I'm butting in a bit, but I doubt Sjoyce will mind. I'll answer a few of your points.
Do you mean that Three Mile Island wasn't an accident? And don't forget that nuclear waste lasts millennia, even if the Fukushima exclusion area can be repopulated in two decades, something about I have certain reservations. I think you were a bit unsuccessful mentioning Hiroshima and Nagasaki, given the terrible consequences that suffered the survivors, called hibakusha. Not only the incidence of cancer and other ailments, also the discrimination that they have suffered on the part of the rest of the Japanese population
I mentioned in the Legislature that Climate Change will increase the frequency of natural disasters in the future (I gave the examples of floods and hurricanes). Don't be so sure about the unlikelihood of an accident. The probability of seeing these things passing from being hypothesis to terrible realities will increase with the time.

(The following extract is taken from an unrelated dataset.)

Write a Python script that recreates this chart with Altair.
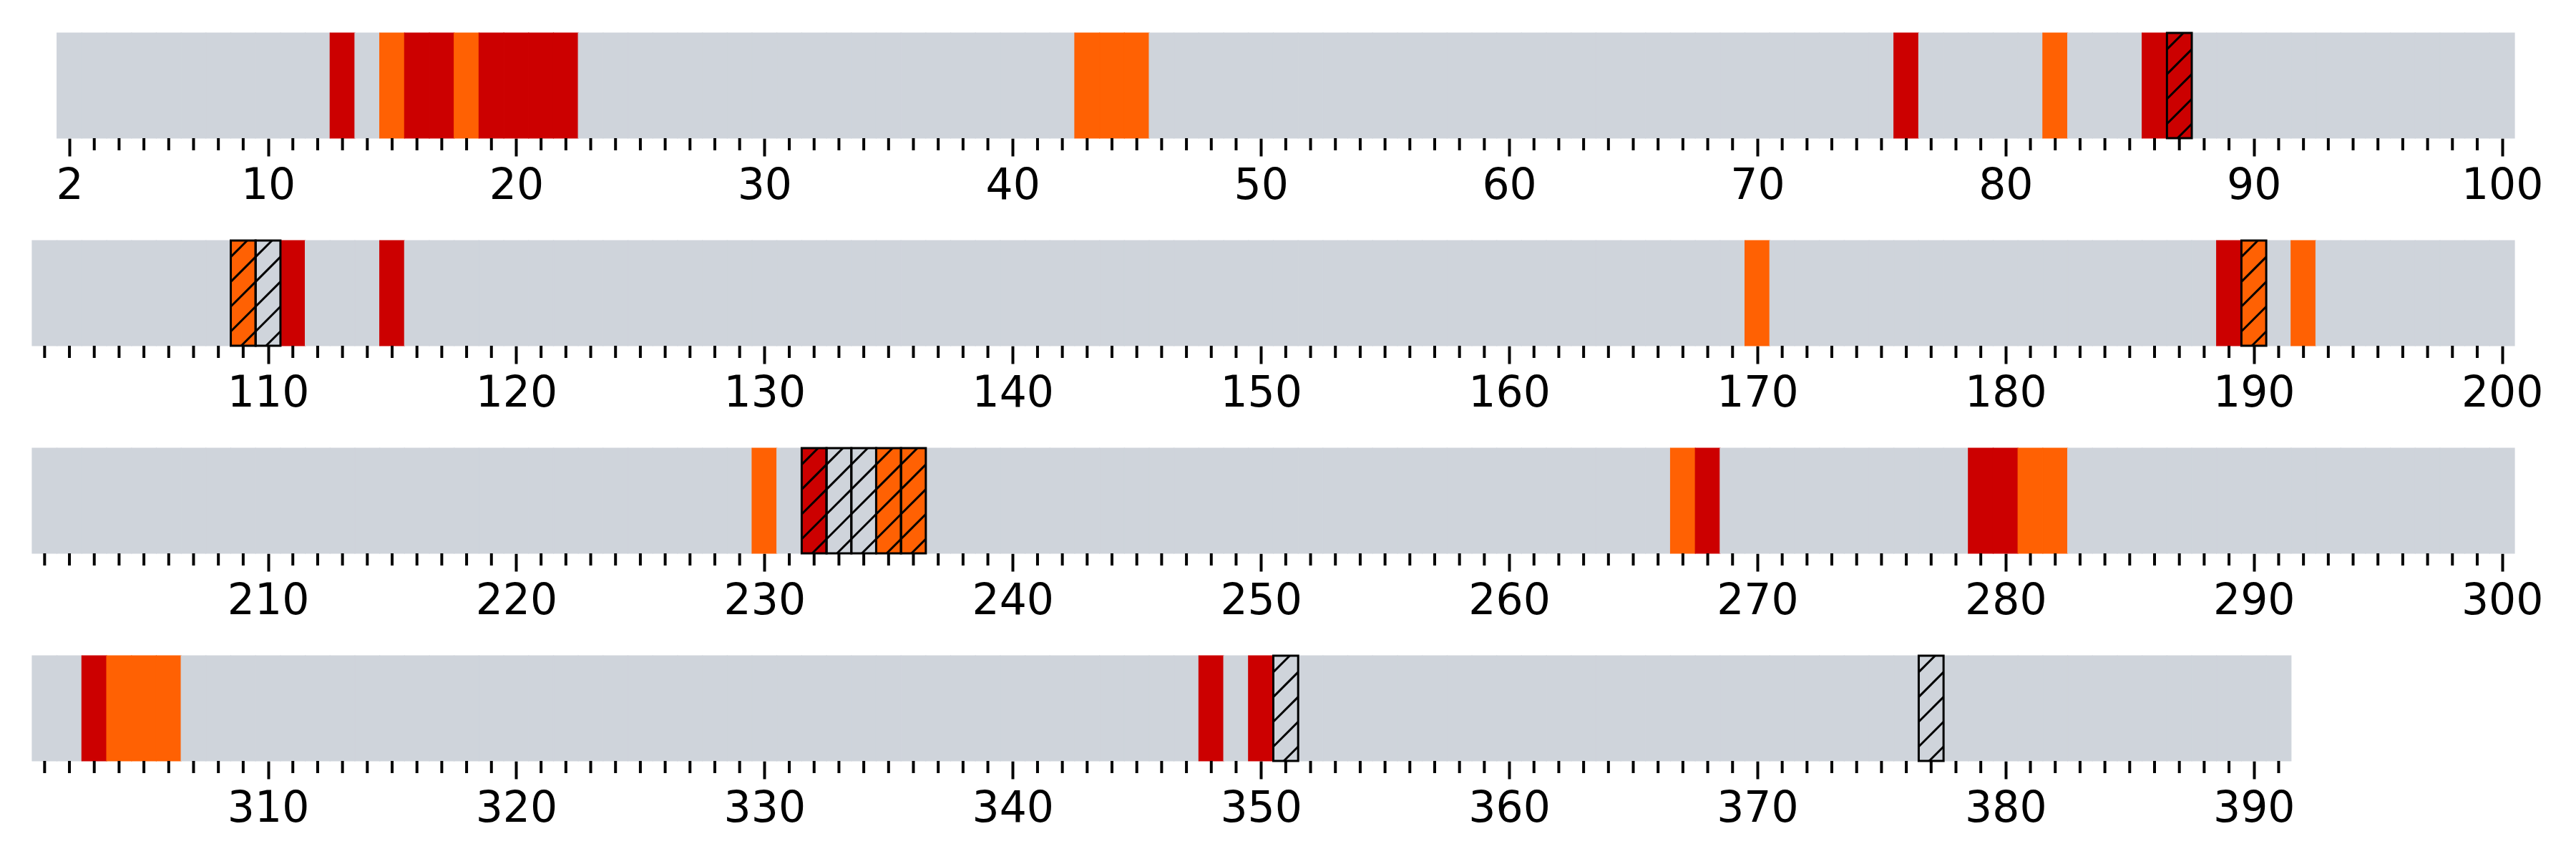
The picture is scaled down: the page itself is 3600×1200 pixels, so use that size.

Essentially, Three Mile Island WASN'T a real nuclear accident. It was just startlingly close to one, with enough human error and potential risk involved to make it a disaster for the industry. As for Hiroshima and Nagasaki, that was the point. To compare a nuclear power plant which ESPECIALLY post Three Mile Island and Fukishima will put the prevention of accidents as the highest priority to a deliberate weapon for killing is comparing apples and oranges. Radiation sickness IS awful, and was has happened to those in Japan is an awful human tragedy; but its not something that can happen except in the most exceptional circumstances. Even if there are more natural disasters because of global warming, it took the 5th largest earthquake in recorded history to cause a disaster in 1 of the several nuclear power plants in the area. If we are getting disasters of that magnitude we have much more to worry about than nuclear power. We also have both an extremely strict building safety code for building nuclear plants and an additional mandatory safety review in place since Fukishima.